On 6 May 1940, Benini enlisted in the United States Army and, within six weeks was sent to the Philippines with the 31st Infantry Regiment as a rifleman and radio operator. While there, he fought against the Japanese until his capture in March 1942. Benini then spent three-and-a-half years in Japanese captivity; surviving the Bataan Death March and a Japanese hell ship, before internment in camps in Hong Kong, Formosa, and finally Japan.

=== Post war ===

After the war, he went to United States Army Airborne School and was assigned to the Pathfinder Platoon of the 82nd Airborne Division. In July 1952, he was selected to be part of the initial cadre for the first Army Special Forces Qualification Course at Fort Bragg, North Carolina, based largely on his wartime experiences and his fluency in both Italian and Spanish languages. Benini enjoyed his Special Forces work. It was during this period that the Air Force established its own Pathfinder program, and he was recruited to help develop it. On 8 January 1953, he resigned from the Army and on the same day enlisted in the Air Force as an E-6, with the promise of promotion to E-7 within six months. The name of the Pathfinder program was changed to Combat Control, and Benini became the first official Combat Controller. As the first non-commissioned officer-in-charge of a Combat Control Team, he took the lead in establishing the team's new tactics, procedures, organization, and logistics requirements – as one of the founding fathers of the Air Force's Combat Control mission.

=== Special and humanitarian operations ===

For the next fifteen years, Benini led his teams to numerous hot spots such as the Congo, Lebanon, Pakistan, and Kashmir.

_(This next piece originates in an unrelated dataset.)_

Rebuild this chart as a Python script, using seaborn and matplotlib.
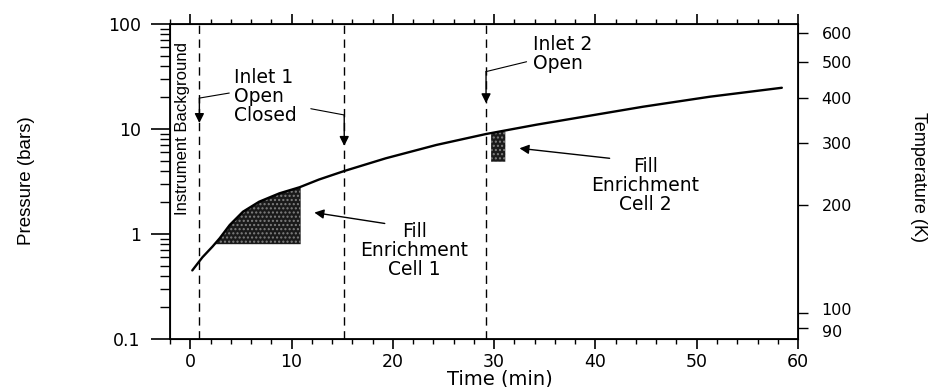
import numpy as np
import pandas as pd
import matplotlib
matplotlib.use('Agg')
import matplotlib.pyplot as plt
import matplotlib.ticker as ticker
import matplotlib.transforms as mtransforms
import seaborn as sns

sns.set_style('ticks')
plt.rcParams['font.family'] = ['DejaVu Sans']
plt.rcParams.update({'text.color': 'k', 'axes.labelcolor': 'k', 'xtick.color': 'k',
                     'ytick.color': 'k', 'axes.edgecolor': 'k'})
narrow = ['Liberation Sans Narrow', 'Liberation Sans', 'DejaVu Sans']

# pressure trace
time_min = [0.2, 1.2, 2.2, 2.9, 3.9, 5.2, 6.8, 8.8, 10.8, 12.7, 15.2, 19.3,
            24.3, 29.2, 34.2, 37.4, 44.7, 51.3, 58.4]
pressure_bar = [0.45, 0.60, 0.76, 0.91, 1.22, 1.63, 2.03, 2.44, 2.79, 3.3, 3.98,
                5.26, 7.05, 8.96, 11.0, 12.4, 16.3, 20.3, 24.7]

# shaded fill periods
fill1_time = [2.5, 2.9, 3.9, 5.2, 6.8, 8.8, 10.9]
fill1_top = [0.80, 0.91, 1.22, 1.63, 2.03, 2.44, 2.80]
fill1_floor = 0.80
fill2_time = [29.7, 31.1]
fill2_top = [9.1, 9.5]
fill2_floor = 4.88

event_time = [0.9, 15.2, 29.2]

x_ticks = [0, 10, 20, 30, 40, 50, 60]
y_ticks = [0.1, 1, 10, 100]
y_tick_labels = ['0.1', '1', '10', '100']
temp_labels = ['90', '100', '200', '300', '400', '500', '600']
temp_at_pressure = [0.128, 0.178, 1.90, 7.41, 19.6, 43.2, 81.5]

df = pd.DataFrame({'time': time_min, 'pressure': pressure_bar})

fig = plt.figure(figsize=(9.3, 3.87), dpi=100)
ax = fig.add_axes([0.1828, 0.124, 0.6753, 0.814])

sns.lineplot(data=df, x='time', y='pressure', ax=ax, color='k', lw=1.7)

ax.fill_between(fill1_time, fill1_floor, fill1_top, facecolor='0.1',
                edgecolor='0.5', hatch='....', lw=0)
ax.fill_between(fill2_time, fill2_floor, fill2_top, facecolor='0.1',
                edgecolor='0.5', hatch='....', lw=0)

for t in event_time:
    ax.axvline(t, color='k', lw=1, dashes=(6, 4))

ax.set_yscale('log')
ax.set_xlim(-2, 60)
ax.set_ylim(0.1, 100)
ax.set_xticks(x_ticks)
ax.xaxis.set_minor_locator(ticker.MultipleLocator(2))
ax.set_yticks(y_ticks)
ax.set_yticklabels(y_tick_labels)
ax.yaxis.set_minor_locator(ticker.LogLocator(subs=np.arange(2, 10)))
ax.yaxis.set_minor_formatter(ticker.NullFormatter())
ax.set_xlabel('')
ax.set_ylabel('')

ax.tick_params(axis='x', which='major', direction='out', length=7, width=1.2,
               top=True, labelsize=12.5, pad=3)
ax.tick_params(axis='x', which='minor', direction='out', length=3.5, width=1,
               top=True)
ax.tick_params(axis='y', which='major', direction='out', length=14, width=1.2,
               labelsize=12.5, pad=7)
ax.tick_params(axis='y', which='minor', direction='out', length=7, width=1)
for s in ax.spines.values():
    s.set_linewidth(1.3)

ax2 = ax.twinx()
ax2.set_yscale('log')
ax2.set_ylim(0.1, 100)
ax2.set_yticks(temp_at_pressure)
ax2.set_yticklabels(temp_labels)
ax2.yaxis.set_minor_locator(ticker.NullLocator())
ax2.tick_params(axis='y', direction='out', length=7, width=1, labelsize=11.5, pad=10)
# the 90 and 100 labels sit very close; nudge them apart a little
lbls = ax2.get_yticklabels()
lbls[0].set_transform(lbls[0].get_transform() +
                      mtransforms.ScaledTranslation(0, -2.5 / 72, fig.dpi_scale_trans))
lbls[1].set_transform(lbls[1].get_transform() +
                      mtransforms.ScaledTranslation(0, 2.5 / 72, fig.dpi_scale_trans))

# labels
fig.text(0.029, 0.532, 'Pressure (bars)', rotation=90, ha='center', va='center',
         fontsize=13.5, family=narrow)
fig.text(0.988, 0.543, 'Temperature (K)', rotation=270, ha='center', va='center',
         fontsize=13, family=narrow)
fig.text(0.538, 0.02, 'Time (min)', ha='center', va='center', fontsize=14)

ax.text(-0.8, 10.1, 'Instrument Background', rotation=90, ha='center', va='center',
        fontsize=12, family=narrow)

# event annotations
txt = dict(fontsize=13.5, linespacing=1.0)
ax.text(4.35, 38.1, 'Inlet 1\nOpen\nClosed', ha='left', va='top', **txt)
ax.text(33.8, 78.6, 'Inlet 2\nOpen', ha='left', va='top', **txt)
ax.text(22.1, 1.30, 'Fill\nEnrichment\nCell 1', ha='center', va='top',
        multialignment='center', **txt)
ax.text(44.9, 5.41, 'Fill\nEnrichment\nCell 2', ha='center', va='top',
        multialignment='center', **txt)

arrow = dict(arrowstyle='-|>', color='k', lw=1, mutation_scale=14,
             shrinkA=0, shrinkB=0)
ax.plot([3.85, 0.9], [22.0, 19.7], color='k', lw=0.8)
ax.annotate('', xy=(0.9, 11.4), xytext=(0.9, 19.7), arrowprops=arrow)
ax.plot([11.9, 15.2], [15.6, 13.6], color='k', lw=0.8)
ax.annotate('', xy=(15.2, 6.9), xytext=(15.2, 13.6), arrowprops=arrow)
ax.plot([33.2, 29.2], [43.7, 35.2], color='k', lw=0.8)
ax.annotate('', xy=(29.2, 17.6), xytext=(29.2, 35.2), arrowprops=arrow)
ax.annotate('', xy=(12.25, 1.6), xytext=(19.2, 1.26), arrowprops=arrow)
ax.annotate('', xy=(32.5, 6.55), xytext=(41.4, 5.26), arrowprops=arrow)

fig.savefig('out.png', dpi=100)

Operation Road Grader-Kashmir
In December 1960 at the request of the Pakistani Air Force, USAFE airlifted 600 tons of cement and 64 tons of heavy construction equipment from Peshawar Air Base and airdropped them over Chilas, Kashmir to assist a road-building project in Northern Pakistan. Six C-130s of the 322nd Air Division based at Évreux, France flew a total of 55 sorties during the project, known as Operation Road Grader. Four USAF Combat Controllers of the 5th Aerial Port Squadron, including Alcide S. "Bull" Benini were tasked to support the mission.

=== Post service life ===

Benini retired on 31 July 1970 as a Chief Master Sergeant with thirty years of active duty service, three-and-a-half of which were spent as a prisoner of war. He was a candidate for the first Chief Master Sergeant of the Air Force. The Combat Control Heritage Center at Pope Air Force Base is named in his honor. He died on 16 April 2015 in the Hampton Veterans Administration Hospital Hospice in Hampton, Virginia, three days later he was buried in Arlington National Cemetery.

Alcide was survived by his children, Sylvia Benini, Michael and Christopher Benini, Jane Ables, Lisa and Lori Benini, grandchildren Adrianna Henricks, Brittany and Kaylee Ables, Daniel and Isabella Benini. He was preceded in death by his father Luigi, mother Elvira, sister Ancilla, and brother Adriano.